As of 30-Sept-2015 when this part was written, it appears that over 1 million cars and vans could be affected in the UK, Europe's second biggest diesel user after Germany, but VW do not know.  In fact, they do not appear to know if the software is present or if so, whether it is activated, and nobody seems to have considered the possibility of breaking something else if the software is to be removed or even simply deactivated during software recall, due to unintentional side-effects.  These can occur through, for example, shared global variables, or one of a number of mechanisms which will be familiar to professional software engineers.  In short, it's removal could introduce one or more defects.

Speaking of defects, let's raise an interesting question.  Is this better or worse than releasing inadequately tested automotive software in general?  For example, one of the more recent examples of this is the Toyota unintended acceleration bug [3].  They are not alone as there have been numerous recalls in the automotive industry due to software defects.  When a car manufacturer releases such a bug whilst advertising how safe their cars are, are they not being similarly misleading?  For example, contrast the following two more factually appropriate sentences to cover these  eventualities.

We have adjusted the catalytic converter to behave more efficiently if you drive at constant speed without moving the steering wheel, so your emissions will be much lower.  If you depart from this, you will get better performance but your emissions will be very considerably more noxious.

and

We believe that software innovation is vital in automotive development, however, the systems we release to you are so complicated that they will have defects in them which might sometimes prejudice your safety.  Most of the time, however, we believe they will not.

Would you still buy the car?  It could, of course, be argued that these questions arise from different ethical viewpoints but any software engineer worth their salt will know that the chances of releasing a complicated defect-free software system are effectively negligible.

We await the answers to several obvious questions.  Are any other companies doing this, or if we take a more cynical standpoint, how many?  If not, are they using software practices almost as dubious?  How do we decide what is reasonable given the extraordinary ability of software to give hardware its character?  The CEO has already been replaced but what will happen to the engineers and the managers who were responsible?

We look forward to revisiting the story as more information comes to light.
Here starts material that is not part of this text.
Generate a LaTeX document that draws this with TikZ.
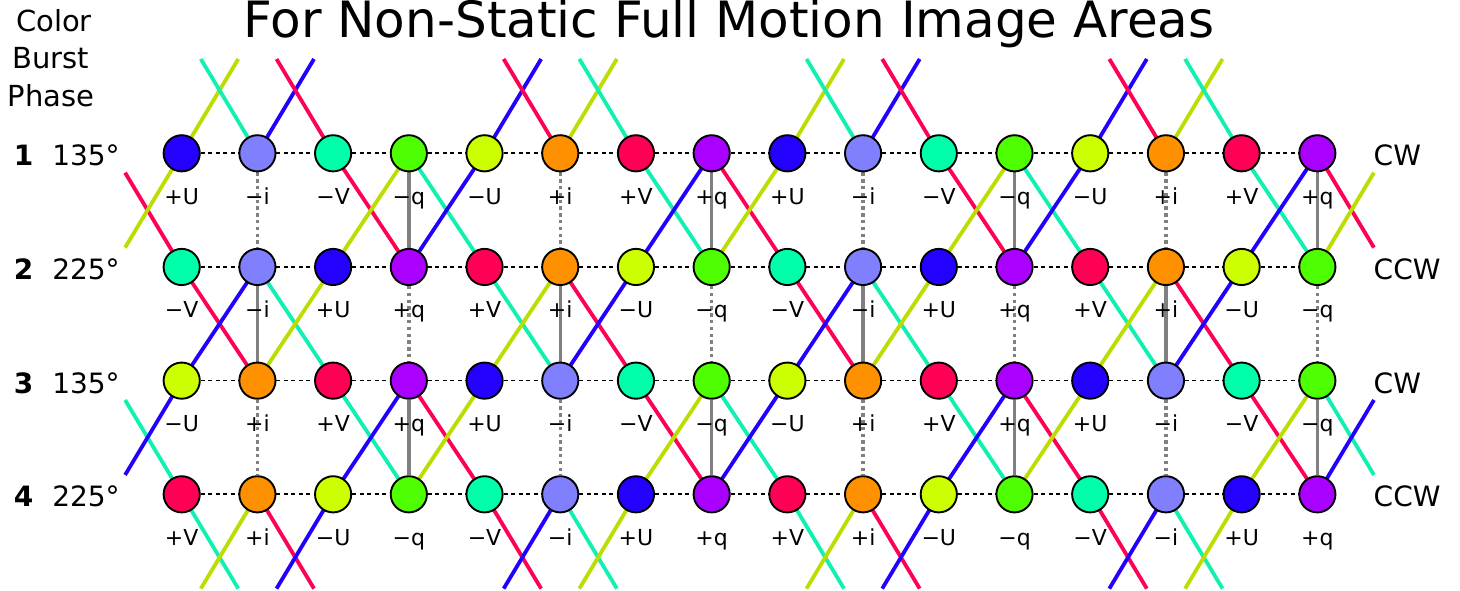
\documentclass[tikz,border=0pt]{standalone}
\usepackage{fontspec}
\setmainfont{DejaVu Sans}
\usetikzlibrary{calc}
\pgfdeclarelayer{bg}
\pgfsetlayers{bg,main}
\definecolor{PU}{HTML}{2400FF}
\definecolor{MI}{HTML}{8080FF}
\definecolor{MV}{HTML}{00FFAA}
\definecolor{MQ}{HTML}{4DFF00}
\definecolor{MU}{HTML}{CCFF00}
\definecolor{PI}{HTML}{FF9100}
\definecolor{PV}{HTML}{FF0055}
\definecolor{PQ}{HTML}{AA00FF}
\definecolor{lblue}{HTML}{2200FF}
\definecolor{lteal}{HTML}{10F0B0}
\definecolor{lyg}{HTML}{BBDD00}
\definecolor{lred}{HTML}{FF0055}
\definecolor{lgray}{HTML}{808080}
\def\labPU{+U}
\def\labMI{−i}
\def\labMV{−V}
\def\labMQ{−q}
\def\labMU{−U}
\def\labPI{+i}
\def\labPV{+V}
\def\labPQ{+q}
\begin{document}
\begin{tikzpicture}[x=1pt,y=-1pt,
  dot/.style={circle, draw=black, line width=1.9pt, minimum size=36.2pt, inner sep=0pt},
  lab/.style={anchor=base, font=\fontsize{22}{26}\selectfont, inner sep=0pt},
  cline/.style={line width=3.8pt},
  gsol/.style={draw=lgray, line width=3.4pt},
  gdot/.style={draw=lgray, line width=3.4pt, dash pattern=on 3.4pt off 3.4pt},
  hdash/.style={draw=black, line width=1.7pt, dash pattern=on 4pt off 3.5pt},
  big/.style={anchor=base, inner sep=0pt, font=\fontsize{28}{32}\selectfont}]
\useasboundingbox (0,0) rectangle (1460,591);
% circles and labels
\foreach \row [count=\ri] in {
  {PU,MI,MV,MQ,MU,PI,PV,PQ,PU,MI,MV,MQ,MU,PI,PV,PQ},
  {MV,MI,PU,PQ,PV,PI,MU,MQ,MV,MI,PU,PQ,PV,PI,MU,MQ},
  {MU,PI,PV,PQ,PU,MI,MV,MQ,MU,PI,PV,PQ,PU,MI,MV,MQ},
  {PV,PI,MU,MQ,MV,MI,PU,PQ,PV,PI,MU,MQ,MV,MI,PU,PQ}}{
  \foreach \k [count=\ci] in \row {
    \node[dot, fill=\k] (n-\ri-\ci) at ({181.7+(\ci-1)*75.71},{153.3+(\ri-1)*113.67}) {};
    \node[lab] (l-\ri-\ci) at ({181.7+(\ci-1)*75.71},{153.3+(\ri-1)*113.67+51}) {\csname lab\k\endcsname};
  }
}
\begin{pgfonlayer}{bg}
% inner diagonal segments
\foreach \co/\a/\b/\cc/\d in {
  lred/1/3/2/4, lyg/1/4/2/3, lteal/1/4/2/5, lblue/1/5/2/4,
  lteal/1/7/2/8, lblue/1/8/2/7, lred/1/8/2/9, lyg/1/9/2/8,
  lred/1/11/2/12, lyg/1/12/2/11, lteal/1/12/2/13, lblue/1/13/2/12,
  lteal/1/15/2/16, lblue/1/16/2/15,
  lred/2/1/3/2, lblue/2/2/3/1, lteal/2/2/3/3, lyg/2/3/3/2,
  lteal/2/5/3/6, lyg/2/6/3/5, lred/2/6/3/7, lblue/2/7/3/6,
  lred/2/9/3/10, lblue/2/10/3/9, lteal/2/10/3/11, lyg/2/11/3/10,
  lteal/2/13/3/14, lyg/2/14/3/13, lred/2/14/3/15, lblue/2/15/3/14,
  lteal/3/3/4/4, lblue/3/4/4/3, lred/3/4/4/5, lyg/3/5/4/4,
  lred/3/7/4/8, lyg/3/8/4/7, lteal/3/8/4/9, lblue/3/9/4/8,
  lteal/3/11/4/12, lblue/3/12/4/11, lred/3/12/4/13, lyg/3/13/4/12,
  lred/3/15/4/16, lyg/3/16/4/15}
  \draw[cline, \co] (n-\a-\b.center) -- (n-\cc-\d.center);
% edge segments
\foreach \co/\a/\b/\sx/\sy in {
  lyg/1/1/1/-1, lteal/1/2/-1/-1, lblue/1/2/1/-1, lred/1/3/-1/-1,
  lblue/1/5/1/-1, lred/1/6/-1/-1, lyg/1/6/1/-1, lteal/1/7/-1/-1,
  lyg/1/9/1/-1, lteal/1/10/-1/-1, lblue/1/10/1/-1, lred/1/11/-1/-1,
  lblue/1/13/1/-1, lred/1/14/-1/-1, lyg/1/14/1/-1, lteal/1/15/-1/-1,
  lteal/4/1/1/1, lyg/4/2/-1/1, lred/4/2/1/1, lblue/4/3/-1/1,
  lred/4/5/1/1, lblue/4/6/-1/1, lteal/4/6/1/1, lyg/4/7/-1/1,
  lteal/4/9/1/1, lyg/4/10/-1/1, lred/4/10/1/1, lblue/4/11/-1/1,
  lred/4/13/1/1, lblue/4/14/-1/1, lteal/4/14/1/1, lyg/4/15/-1/1,
  lred/2/1/-1/-1, lyg/1/1/-1/1, lred/1/16/1/1, lyg/2/16/1/-1,
  lteal/4/1/-1/-1, lblue/3/1/-1/1, lteal/3/16/1/1, lblue/4/16/1/-1} {
  \coordinate (e-\a-\b-\sx-\sy) at ($(n-\a-\b.center)+(\sx*56.6,\sy*94.3)$);
  \draw[cline, \co] (n-\a-\b.center) -- (e-\a-\b-\sx-\sy);
}
% gray verticals
\foreach \c in {2,6,10,14} {
  \draw[gdot] (n-1-\c) -- (n-2-\c);
  \draw[gsol] (n-2-\c) -- (n-3-\c);
  \draw[gdot] (n-3-\c) -- (n-4-\c);
}
\foreach \c in {4,8,12,16} {
  \draw[gsol] (n-1-\c) -- (n-2-\c);
  \draw[gdot] (n-2-\c) -- (n-3-\c);
  \draw[gsol] (n-3-\c) -- (n-4-\c);
}
% horizontal dashed
\foreach \r in {1,...,4} {
  \foreach \c [evaluate=\c as \cn using int(\c+1)] in {1,...,15}
    \draw[hdash] (n-\r-\c) -- (n-\r-\cn);
}
\end{pgfonlayer}
% title and side texts
\node[anchor=base, inner sep=0pt, font=\fontsize{50}{60}\selectfont] (title) at (729,38) {For Non-Static Full Motion Image Areas};
\node[anchor=base, inner sep=0pt, font=\fontsize{29}{34}\selectfont] (hc) at (54,32) {Color};
\node[anchor=base, inner sep=0pt, font=\fontsize{29}{34}\selectfont] (hb) at (51,69) {Burst};
\node[anchor=base, inner sep=0pt, font=\fontsize{29}{34}\selectfont] (hp) at (51,107) {Phase};
\foreach \num/\ang/\dir [count=\i] in {1/135°/CW, 2/225°/CCW, 3/135°/CW, 4/225°/CCW} {
  \node[big, font=\fontsize{28}{32}\selectfont\bfseries] (rn-\i) at (23.5,{153.3+(\i-1)*113.67+12.5}) {\num};
  \node[big] (ra-\i) at (86,{153.3+(\i-1)*113.67+12.5}) {\ang};
  \node[big, anchor=base west] (rd-\i) at (1373.5,{153.3+(\i-1)*113.67+12.5}) {\dir};
}
\end{tikzpicture}
\end{document}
Contextual Note: The Impact series in IEEE Software describes the impact of software on various industries. Around 30 columns have been published since 2010 by senior technical and business managers from companies companies such as Oracle, Airbus (software in the 380), Hitachi, MicroSoft and Vodafone. Others columns were provided by Cern (software behind the Higgs Boson discovery) and JPL (software in the Mars Lander). Michiel van Genuchten and Les Hatton are editors of the Impact column. The Impact column from Jan-Feb 2016 will contain and updated and more extensive version of this blog.

References

1. Genuchten, M. and Les Hatton (2010). “Software: What's In It and What's It In?”, IEEE Software, Jan/Feb 2010, 27(1): pp. 14-16

2. Mossinger J. (2010) “Software in Automotive Systems”, IEEE Software, 27(2).